WHAT YOU ARE ASKED TO DO
Write the data below out exactly as it stands. Do not include the pictures.

PROVIDED MATERIAL
»»

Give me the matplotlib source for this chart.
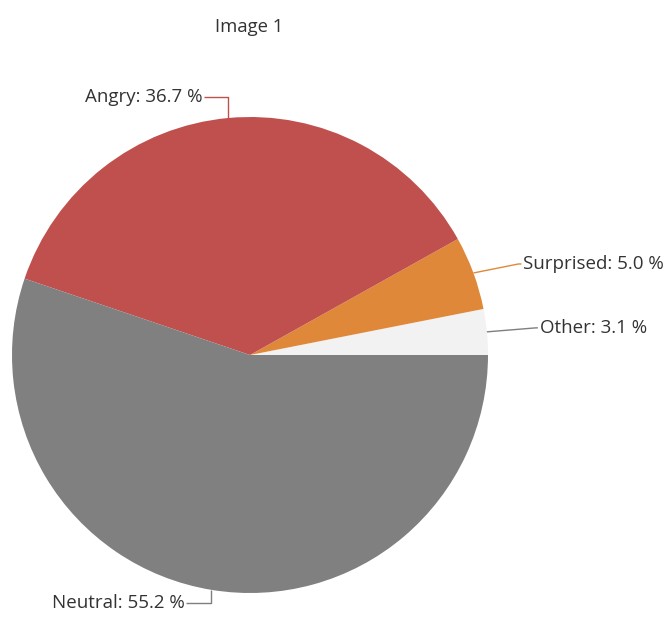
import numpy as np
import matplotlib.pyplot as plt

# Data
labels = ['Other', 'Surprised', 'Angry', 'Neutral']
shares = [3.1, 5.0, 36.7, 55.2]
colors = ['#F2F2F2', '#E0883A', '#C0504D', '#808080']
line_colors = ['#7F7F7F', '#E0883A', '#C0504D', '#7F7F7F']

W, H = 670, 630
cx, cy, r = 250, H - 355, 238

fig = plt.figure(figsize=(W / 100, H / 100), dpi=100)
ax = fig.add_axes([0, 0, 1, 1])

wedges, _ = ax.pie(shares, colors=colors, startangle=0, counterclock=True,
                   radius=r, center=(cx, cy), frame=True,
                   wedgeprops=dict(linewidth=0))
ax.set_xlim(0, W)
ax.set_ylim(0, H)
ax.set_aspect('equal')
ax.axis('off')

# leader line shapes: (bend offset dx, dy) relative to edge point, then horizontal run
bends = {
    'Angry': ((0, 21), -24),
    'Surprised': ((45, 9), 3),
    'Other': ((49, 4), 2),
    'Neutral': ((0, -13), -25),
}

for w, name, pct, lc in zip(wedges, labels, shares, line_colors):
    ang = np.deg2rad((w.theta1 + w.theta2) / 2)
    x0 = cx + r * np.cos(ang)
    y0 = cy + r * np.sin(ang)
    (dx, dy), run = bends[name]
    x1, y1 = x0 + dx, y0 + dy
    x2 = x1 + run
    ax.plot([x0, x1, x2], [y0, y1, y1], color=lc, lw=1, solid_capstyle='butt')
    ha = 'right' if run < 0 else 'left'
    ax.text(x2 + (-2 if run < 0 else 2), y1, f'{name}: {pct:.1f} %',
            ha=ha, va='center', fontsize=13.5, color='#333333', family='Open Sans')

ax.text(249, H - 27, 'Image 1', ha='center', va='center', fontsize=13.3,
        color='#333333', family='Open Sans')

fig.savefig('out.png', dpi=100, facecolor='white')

««

EXERCISE OUTPUT
Give me the matplotlib source for this chart.
import numpy as np
import matplotlib.pyplot as plt

# Data
labels = ['Other', 'Surprised', 'Angry', 'Neutral']
shares = [3.1, 5.0, 36.7, 55.2]
colors = ['#F2F2F2', '#E0883A', '#C0504D', '#808080']
line_colors = ['#7F7F7F', '#E0883A', '#C0504D', '#7F7F7F']

W, H = 670, 630
cx, cy, r = 250, H - 355, 238

fig = plt.figure(figsize=(W / 100, H / 100), dpi=100)
ax = fig.add_axes([0, 0, 1, 1])

wedges, _ = ax.pie(shares, colors=colors, startangle=0, counterclock=True,
                   radius=r, center=(cx, cy), frame=True,
                   wedgeprops=dict(linewidth=0))
ax.set_xlim(0, W)
ax.set_ylim(0, H)
ax.set_aspect('equal')
ax.axis('off')

# leader line shapes: (bend offset dx, dy) relative to edge point, then horizontal run
bends = {
    'Angry': ((0, 21), -24),
    'Surprised': ((45, 9), 3),
    'Other': ((49, 4), 2),
    'Neutral': ((0, -13), -25),
}

for w, name, pct, lc in zip(wedges, labels, shares, line_colors):
    ang = np.deg2rad((w.theta1 + w.theta2) / 2)
    x0 = cx + r * np.cos(ang)
    y0 = cy + r * np.sin(ang)
    (dx, dy), run = bends[name]
    x1, y1 = x0 + dx, y0 + dy
    x2 = x1 + run
    ax.plot([x0, x1, x2], [y0, y1, y1], color=lc, lw=1, solid_capstyle='butt')
    ha = 'right' if run < 0 else 'left'
    ax.text(x2 + (-2 if run < 0 else 2), y1, f'{name}: {pct:.1f} %',
            ha=ha, va='center', fontsize=13.5, color='#333333', family='Open Sans')

ax.text(249, H - 27, 'Image 1', ha='center', va='center', fontsize=13.3,
        color='#333333', family='Open Sans')

fig.savefig('out.png', dpi=100, facecolor='white')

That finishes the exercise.